Just to say that I really like Danny's idea of adding a 4th "Day of Year" option to the X-axis and Y-axis tabs, so there becomes Continuous, Discrete, Date, Day of Year there. If so, then any special dialogue - like the cumulative/exceedance graphs that gives access to the Plot Options sub-dialogue could use this. In that case I would be happy if that is all there is.

Then, once we are using the dialogue(s) more we can see what could also be added to the main dialogue.

Sorry, this doesn't get to any detail relevant to Maxwell's question.

dannyparsons commented 5 years ago

I've moved the discussion on formatting a day of year column to here https://github.com/africanmathsinitiative/R-Instat/issues/5356 to separate it out from discussion on the exceedence graphs.

rdstern commented 5 years ago

Is this version being added to the next release?

rdstern commented 5 years ago

Work on PICSA in Mozambique is continuing by WFP. they have just written: "I’ve been working on the user products of the seasonal forecasts.

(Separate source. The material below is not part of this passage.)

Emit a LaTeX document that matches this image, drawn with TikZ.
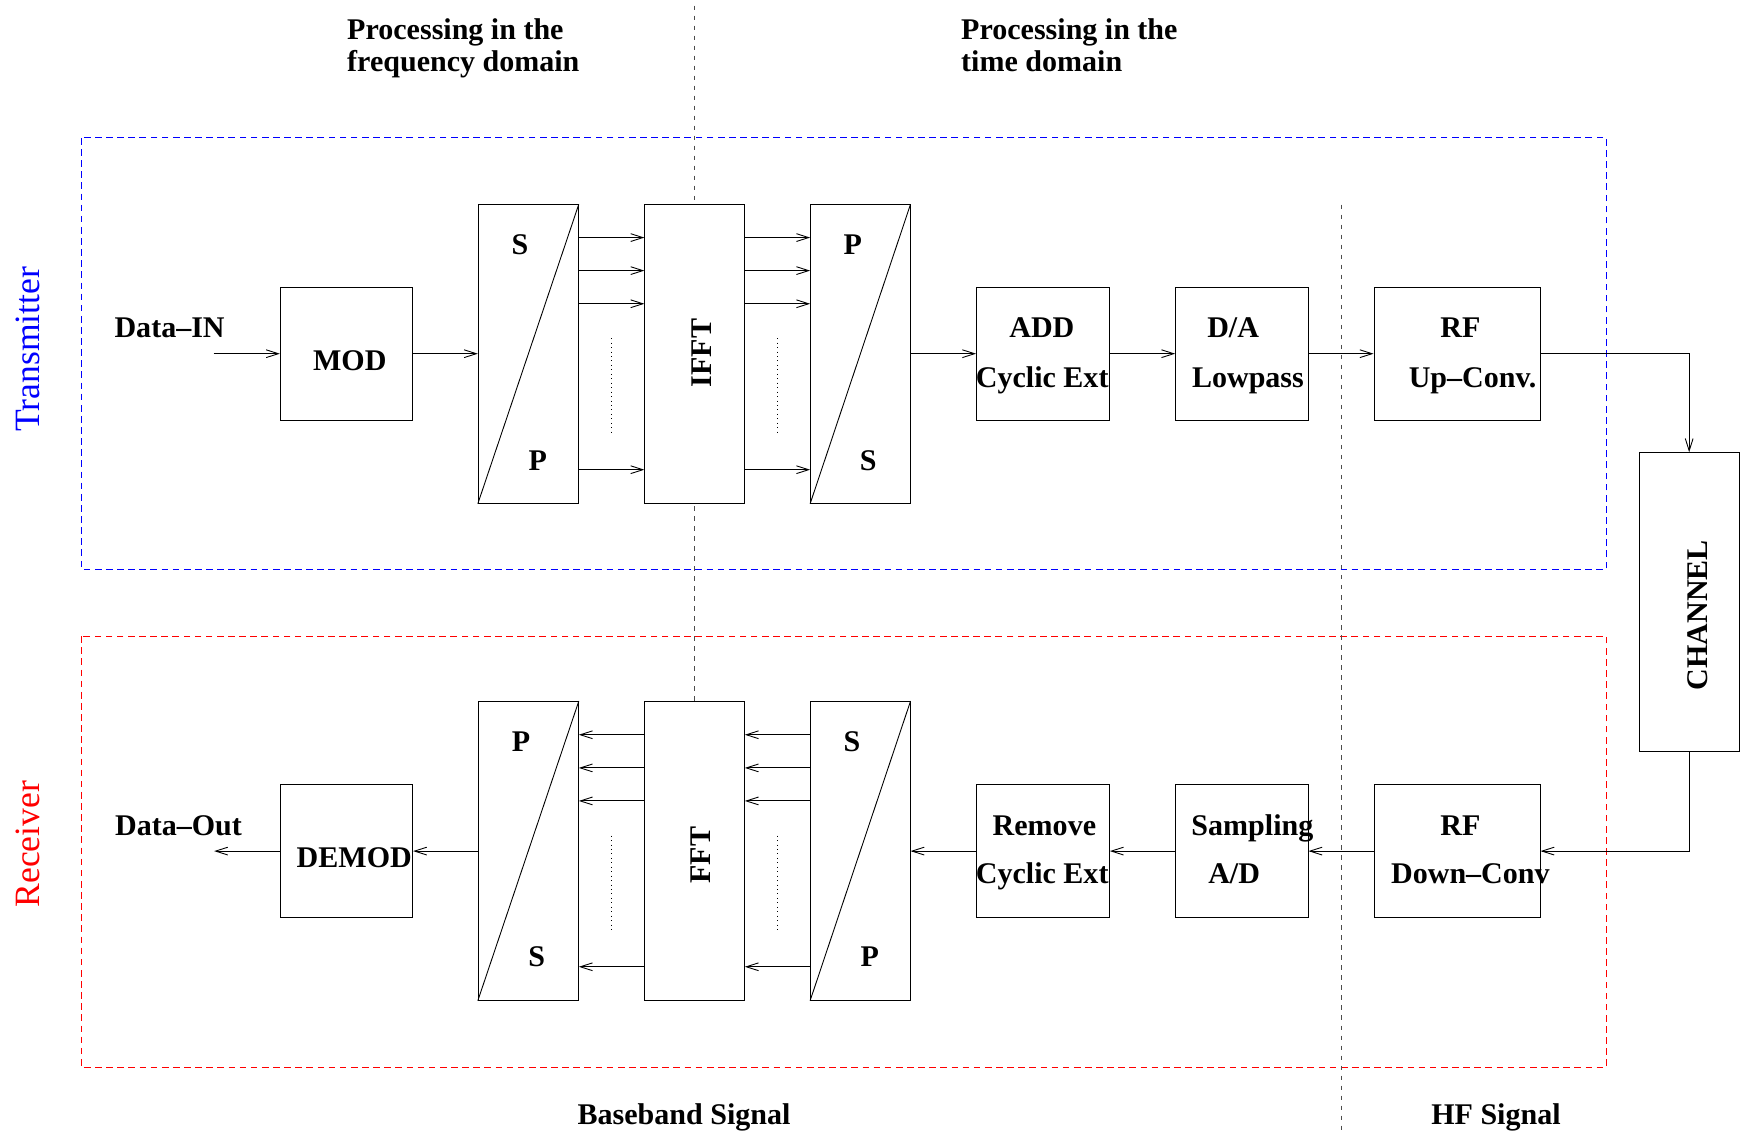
\documentclass[tikz,border=0pt]{standalone}
\usepackage{fontspec}
\setmainfont{Liberation Serif}
\usetikzlibrary{arrows.meta,calc}
\begin{document}
\begin{tikzpicture}[x=1pt,y=-1pt,
  blk/.style={draw, fill=white, inner sep=0pt, line width=0.8pt},
  arr/.style={-{Straight Barb[length=11pt,width=7pt]}, line width=0.8pt},
  con/.style={line width=0.8pt},
  lbl/.style={font=\fontsize{27}{32}\selectfont\bfseries, inner sep=0pt, anchor=base},
  rlbl/.style={font=\fontsize{27}{32}\selectfont\bfseries, inner sep=0pt, rotate=90},
  side/.style={font=\fontsize{32}{36}\selectfont, inner sep=0pt, rotate=90},
  vdash/.style={draw=black!70, line width=0.8pt, dash pattern=on 4pt off 5pt},
  dots/.style={line width=0.7pt, dash pattern=on 0.8pt off 3.2pt},
  grp/.style={line width=1pt, dash pattern=on 6pt off 4pt}]
\useasboundingbox (0,0) rectangle (1568,1020);
\fill[white] (0,0) rectangle (1568,1020);

% group frames
\draw[grp, blue] (73,124) rectangle (1444.5,511.7);
\draw[grp, red] (73,572) rectangle (1444.5,959.5);

% domain separators
\coordinate (d1top) at (624.5,5);
\coordinate (d1bot) at (624.5,631);
\coordinate (d2top) at (1206,184);
\coordinate (d2bot) at (1206,1020);
\draw[vdash] (d1top) -- (d1bot);
\draw[vdash] (d2top) -- (d2bot);

% side labels
\node[side, text=blue] (tx) at (25,314) {Transmitter};
\node[side, text=red] (rx) at (25,759) {Receiver};

% headings
\node[lbl, anchor=base west] (h1a) at (312,35.5) {Processing in the};
\node[lbl, anchor=base west] (h1b) at (312,64) {frequency domain};
\node[lbl, anchor=base west] (h2a) at (864,35.5) {Processing in the};
\node[lbl, anchor=base west] (h2b) at (864,64) {time domain};
\node[lbl] (bb) at (615,1011) {Baseband Signal};
\node[lbl] (hf) at (1345,1011) {HF Signal};

% transmitter blocks
\node[blk, minimum width=119pt, minimum height=120pt] (mod) at (311.5,318) {};
\node[blk, minimum width=90pt, minimum height=268.5pt] (sp1) at (475,318.25) {};
\node[blk, minimum width=89.5pt, minimum height=268.5pt] (ifft) at (624.5,318.25) {};
\node[blk, minimum width=89.5pt, minimum height=268.5pt] (ps1) at (773.5,318.25) {};
\node[blk, minimum width=119.5pt, minimum height=120pt] (add) at (937.7,318) {};
\node[blk, minimum width=119pt, minimum height=120pt] (da) at (1116.5,318) {};
\node[blk, minimum width=149.3pt, minimum height=120pt] (rfu) at (1310,318) {};
\node[blk, minimum width=90pt, minimum height=268.8pt] (chan) at (1518.7,541.4) {};

% receiver blocks
\node[blk, minimum width=149.3pt, minimum height=119.4pt] (rfd) at (1310,765.2) {};
\node[blk, minimum width=119pt, minimum height=119.4pt] (samp) at (1116.5,765.2) {};
\node[blk, minimum width=119.5pt, minimum height=119.4pt] (rem) at (937.7,765.2) {};
\node[blk, minimum width=89.5pt, minimum height=268.6pt] (sp2) at (773.5,765) {};
\node[blk, minimum width=89.5pt, minimum height=268.6pt] (fft) at (624.5,765) {};
\node[blk, minimum width=90pt, minimum height=268.6pt] (ps2) at (475,765) {};
\node[blk, minimum width=119pt, minimum height=119.4pt] (demod) at (311.5,765.2) {};

% diagonals of the converters
\draw[con] (sp1.south west) -- (sp1.north east);
\draw[con] (ps1.south west) -- (ps1.north east);
\draw[con] (sp2.south west) -- (sp2.north east);
\draw[con] (ps2.south west) -- (ps2.north east);

% block labels
\node[lbl] (lmod) at (314.5,333) {MOD};
\node[lbl] (lsp1a) at (467.5,229) {S};
\node[lbl] (lsp1b) at (483.5,423) {P};
\node[rlbl] (lifft) at (630.5,317.5) {IFFT};
\node[lbl] (lps1a) at (766.7,229) {P};
\node[lbl] (lps1b) at (780.5,423) {S};
\node[lbl] (ladda) at (936.7,303) {ADD};
\node[lbl] (laddb) at (937,348) {Cyclic Ext};
\node[lbl] (ldaa) at (1108.7,303) {D/A};
\node[lbl] (ldab) at (1122,348) {Lowpass};
\node[lbl] (lrfua) at (1313,303) {RF};
\node[lbl] (lrfub) at (1324,348) {Up--Conv.};
\node[rlbl] (lchan) at (1526,553) {CHANNEL};
\node[lbl] (lrfda) at (1313,751) {RF};
\node[lbl] (lrfdb) at (1322,794) {Down--Conv};
\node[lbl] (lsampa) at (1126,751) {Sampling};
\node[lbl] (lsampb) at (1109.6,794) {A/D};
\node[lbl] (lrema) at (939,751) {Remove};
\node[lbl] (lremb) at (937,794) {Cyclic Ext};
\node[lbl] (lsp2a) at (766,676) {S};
\node[lbl] (lsp2b) at (782,869) {P};
\node[rlbl] (lfft) at (630,769) {FFT};
\node[lbl] (lps2a) at (468.5,676) {P};
\node[lbl] (lps2b) at (482.5,869) {S};
\node[lbl] (ldemod) at (318.5,780) {DEMOD};
\node[lbl] (ldin) at (152.5,303) {Data--IN};
\node[lbl] (ldout) at (160.5,751) {Data--Out};

% transmitter connectors
\coordinate (din) at (192,318);
\draw[arr] (din) -- (mod.west);
\draw[arr] (mod.east) -- (sp1.west |- mod.east);
\foreach \o in {30,59.7,89.5,238.7}{
  \draw[arr] ([yshift=-\o pt]sp1.north east) -- ([yshift=-\o pt]ifft.north west);
  \draw[arr] ([yshift=-\o pt]ifft.north east) -- ([yshift=-\o pt]ps1.north west);
}
\draw[dots] ($(sp1.north east)!.5!(ifft.north west)+(0,120.5)$) -- ++(0,86);
\draw[dots] ($(ifft.north east)!.5!(ps1.north west)+(0,120.5)$) -- ++(0,86);
\draw[arr] (ps1.east |- add.west) -- (add.west);
\draw[arr] (add.east) -- (da.west);
\draw[arr] (da.east) -- (rfu.west);
\draw[arr] (rfu.east) -| (chan.north);

% receiver connectors
\draw[arr] (chan.south) |- (rfd.east);
\draw[arr] (rfd.west) -- (samp.east);
\draw[arr] (samp.west) -- (rem.east);
\draw[arr] (rem.west) -- (sp2.east |- rem.west);
\foreach \o in {30.3,60.1,89.8,238.9}{
  \draw[arr] ([yshift=-\o pt]sp2.north west) -- ([yshift=-\o pt]fft.north east);
  \draw[arr] ([yshift=-\o pt]fft.north west) -- ([yshift=-\o pt]ps2.north east);
}
\draw[dots] ($(ps2.north east)!.5!(fft.north west)+(0,121)$) -- ++(0,85.5);
\draw[dots] ($(fft.north east)!.5!(sp2.north west)+(0,121)$) -- ++(0,85.5);
\draw[arr] (ps2.west |- demod.east) -- (demod.east);
\coordinate (dout) at (192.5,765.2);
\draw[arr] (demod.west) -- (dout);
\end{tikzpicture}
\end{document}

We‘re aiming at producing most of these in terms of probability of exceedance. A sample of the most obvious / classic products is attached – prob of exceeding average rainfall, which is available for any period of choice, 1 to 5 months on a rolling 10 day basis. I’m working now on producing Prob (dry spell > 10 days) on any given 30 day period, next would be:

Prob(30 day rainfall > maize water requirement) Prob(start of agricultural season)

We’re about to have a meeting with Min Agro to see if they have ideas for additional products. "

This reminds me that the work on improving the R-Instat exceedance graphs has gone quiet again. Any chance is could be awoken? Then I can reply more easily to the WFP guys.